Religious Exclusivity

Ainsley Black, Staff Writer

In the state of Utah, approximately 66% of the population identify as members of the Church of Jesus Christ of Latter-Day Saints, or Mormon. In Salt Lake City, less than 50% identify this way, but there is still a common question asked when meeting someone; “are you Mormon?”

Even at Highland, which is in Salt Lake City, there is still a significant amount of people, students, and staff, who are Mormon that it raises the same question. Even though there are many students who are not part of this community, it can still feel like they’re left out.

The LDS church has a strong sense of community and teachings that leave certain impressions in its members while they grow up. Even though many members have different stances on parts of their church, the actual beliefs don’t change the connection through other things that they have known since being small children.
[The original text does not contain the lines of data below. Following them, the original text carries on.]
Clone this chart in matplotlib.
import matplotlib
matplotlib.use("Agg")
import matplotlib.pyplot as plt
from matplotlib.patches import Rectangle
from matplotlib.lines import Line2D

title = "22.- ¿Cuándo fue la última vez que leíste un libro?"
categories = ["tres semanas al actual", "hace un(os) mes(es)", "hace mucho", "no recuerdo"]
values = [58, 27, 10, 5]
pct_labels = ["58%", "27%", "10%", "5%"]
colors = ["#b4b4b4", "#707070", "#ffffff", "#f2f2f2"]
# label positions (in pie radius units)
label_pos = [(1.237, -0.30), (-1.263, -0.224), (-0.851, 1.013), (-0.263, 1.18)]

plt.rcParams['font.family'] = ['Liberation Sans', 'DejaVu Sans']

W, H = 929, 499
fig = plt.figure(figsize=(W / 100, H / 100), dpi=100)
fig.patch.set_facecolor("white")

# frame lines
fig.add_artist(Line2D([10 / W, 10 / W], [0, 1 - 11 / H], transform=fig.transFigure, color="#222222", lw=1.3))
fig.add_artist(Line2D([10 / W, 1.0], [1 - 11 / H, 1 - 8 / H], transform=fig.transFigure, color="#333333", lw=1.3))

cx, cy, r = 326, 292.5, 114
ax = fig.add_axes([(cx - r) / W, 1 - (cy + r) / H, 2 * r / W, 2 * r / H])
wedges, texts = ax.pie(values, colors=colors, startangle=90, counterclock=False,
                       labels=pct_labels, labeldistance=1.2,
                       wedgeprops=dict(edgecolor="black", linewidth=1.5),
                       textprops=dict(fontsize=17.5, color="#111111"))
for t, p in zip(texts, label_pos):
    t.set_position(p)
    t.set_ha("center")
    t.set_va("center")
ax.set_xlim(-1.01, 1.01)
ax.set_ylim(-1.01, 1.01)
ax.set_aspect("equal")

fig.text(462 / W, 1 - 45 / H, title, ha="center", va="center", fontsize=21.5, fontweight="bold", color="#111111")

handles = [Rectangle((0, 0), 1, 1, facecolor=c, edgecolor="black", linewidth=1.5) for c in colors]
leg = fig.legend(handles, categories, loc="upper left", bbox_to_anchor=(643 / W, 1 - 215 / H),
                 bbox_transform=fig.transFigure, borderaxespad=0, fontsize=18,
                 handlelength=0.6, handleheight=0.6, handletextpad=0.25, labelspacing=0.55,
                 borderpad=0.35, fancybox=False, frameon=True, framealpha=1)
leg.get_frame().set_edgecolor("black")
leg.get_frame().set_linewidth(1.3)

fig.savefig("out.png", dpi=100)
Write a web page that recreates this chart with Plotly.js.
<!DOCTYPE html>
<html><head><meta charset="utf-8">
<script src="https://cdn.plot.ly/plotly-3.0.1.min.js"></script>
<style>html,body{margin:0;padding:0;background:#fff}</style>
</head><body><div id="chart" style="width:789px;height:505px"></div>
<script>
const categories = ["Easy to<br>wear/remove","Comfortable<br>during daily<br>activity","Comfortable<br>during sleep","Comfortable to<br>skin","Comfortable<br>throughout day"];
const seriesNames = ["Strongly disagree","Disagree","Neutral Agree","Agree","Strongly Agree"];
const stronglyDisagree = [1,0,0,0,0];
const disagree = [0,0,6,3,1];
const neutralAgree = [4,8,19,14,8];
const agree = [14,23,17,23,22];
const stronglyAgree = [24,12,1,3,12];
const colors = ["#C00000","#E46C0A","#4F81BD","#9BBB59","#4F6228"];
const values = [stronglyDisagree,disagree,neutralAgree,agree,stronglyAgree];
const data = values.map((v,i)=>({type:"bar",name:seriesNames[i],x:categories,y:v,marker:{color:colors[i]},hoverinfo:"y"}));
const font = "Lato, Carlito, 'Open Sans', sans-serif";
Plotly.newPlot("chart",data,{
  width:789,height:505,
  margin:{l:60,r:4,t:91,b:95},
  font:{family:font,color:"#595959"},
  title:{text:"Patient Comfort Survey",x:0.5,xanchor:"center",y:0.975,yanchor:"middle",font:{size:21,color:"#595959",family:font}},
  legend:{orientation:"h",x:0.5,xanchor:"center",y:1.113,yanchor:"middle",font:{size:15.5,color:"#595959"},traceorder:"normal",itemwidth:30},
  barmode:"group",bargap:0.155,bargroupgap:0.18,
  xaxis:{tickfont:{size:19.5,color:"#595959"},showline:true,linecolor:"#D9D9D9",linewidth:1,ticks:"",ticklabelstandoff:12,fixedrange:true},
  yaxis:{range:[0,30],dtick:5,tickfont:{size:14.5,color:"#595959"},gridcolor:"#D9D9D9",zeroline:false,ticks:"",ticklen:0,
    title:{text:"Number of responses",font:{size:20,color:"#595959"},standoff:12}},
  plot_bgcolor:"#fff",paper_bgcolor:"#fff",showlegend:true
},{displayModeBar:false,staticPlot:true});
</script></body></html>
“I’ve never felt left out exactly,” Highland Senior Cooper Jones said. “It just makes it feel like the whole city knows each other because they see everyone else at church.”

People who grew up in the LDS church and left still can relate to the community of members as they grew up learning similar things. Primary songs, children’s church songs, are a great example of this.

Most members learn these songs as children, and they then stick with them and are commonly sung between friends who are reminiscing the memories of being in their primary classes.

You could be with many of your friends who have left their church and yet they would still all know something that a non-member never learned which lacks a sense of inclusivity.

“It kind of just feels awkward,” Cadence Long, a freshman at Highland, said. “It feels like I shouldn’t even be in the conversation.”

This feeling of awkwardness is a common feeling for many Highland students who do not have ties to the LDS church. Not only is it weird to be in a conversation where you don’t understand the references being used, but many also feel like they cannot or do not want to state their true opinions for fear of arguments or being looked down on.

“Sometimes I hear things I disagree with,” Highland senior Sam Mathison said. “But most of the time I decide to keep my thoughts in my brain because to me it doesn’t matter that much to the point where I would tell them. I hate arguments and the last thing I would want is to argue with someone about their beliefs. I think there are pros and cons to the church, but personally I keep my disagreements to myself for the sole purpose of thinking it doesn’t need to be said.”

Not only do people on the outside have disagreements with the LDS church, but there are also internal disagreements that are not commonly recognized.

A big part of the LDS church is their missionaries. Missions are very common, especially for Utah kids who have been raised in the church and see it as the expected standard.

Boys can leave for their missions when they are 18 and girls can leave when they are 19. Boys typically serve for two years and girls for 18 months.

Even people who are a part of this church have disagreements about missions as many boys who choose not to go can be looked down on by other people in their communities. It is commonly acknowledged that boys are expected to go, and girls have the option. It is a process to be accepted and receive a call, and it is a long time to be away from home.

“That part sucks,” Jones said. “It feels like the majority of the guys I have gotten close with are leaving for two years, and then a year later a bunch of the girls will be gone too.”

In Utah, not only does the LDS church affect communities between members and nonmembers, but arguably the government as well.

Many argue that Utah has trouble with the separation of church and state due to the population leaning towards one religion. Even if this is not intentional, approximately 88% of the Utah state legislature is affiliated with the LDS church.

Even though these leaders may agree with the separation of church and state, their morals and opinions may be heavily influenced by being raised in a specific religion or even having converted later in life.

Many people do not let these things influence who they are friends with as most people have friends despite their religious affiliation. It is only an added conflict many must face as they try not to feel isolated from their friends who may disagree philosophically.

Although it is not a bad thing for a group of people to have a strong sense of community, it is still important to recognize the hardships of the people who are not part of the same religion.

People on both ends are affected in different ways from this sense of community, and moving forward, the people of both ends should acknowledge ways they could bridge this gap while respecting each other’s views.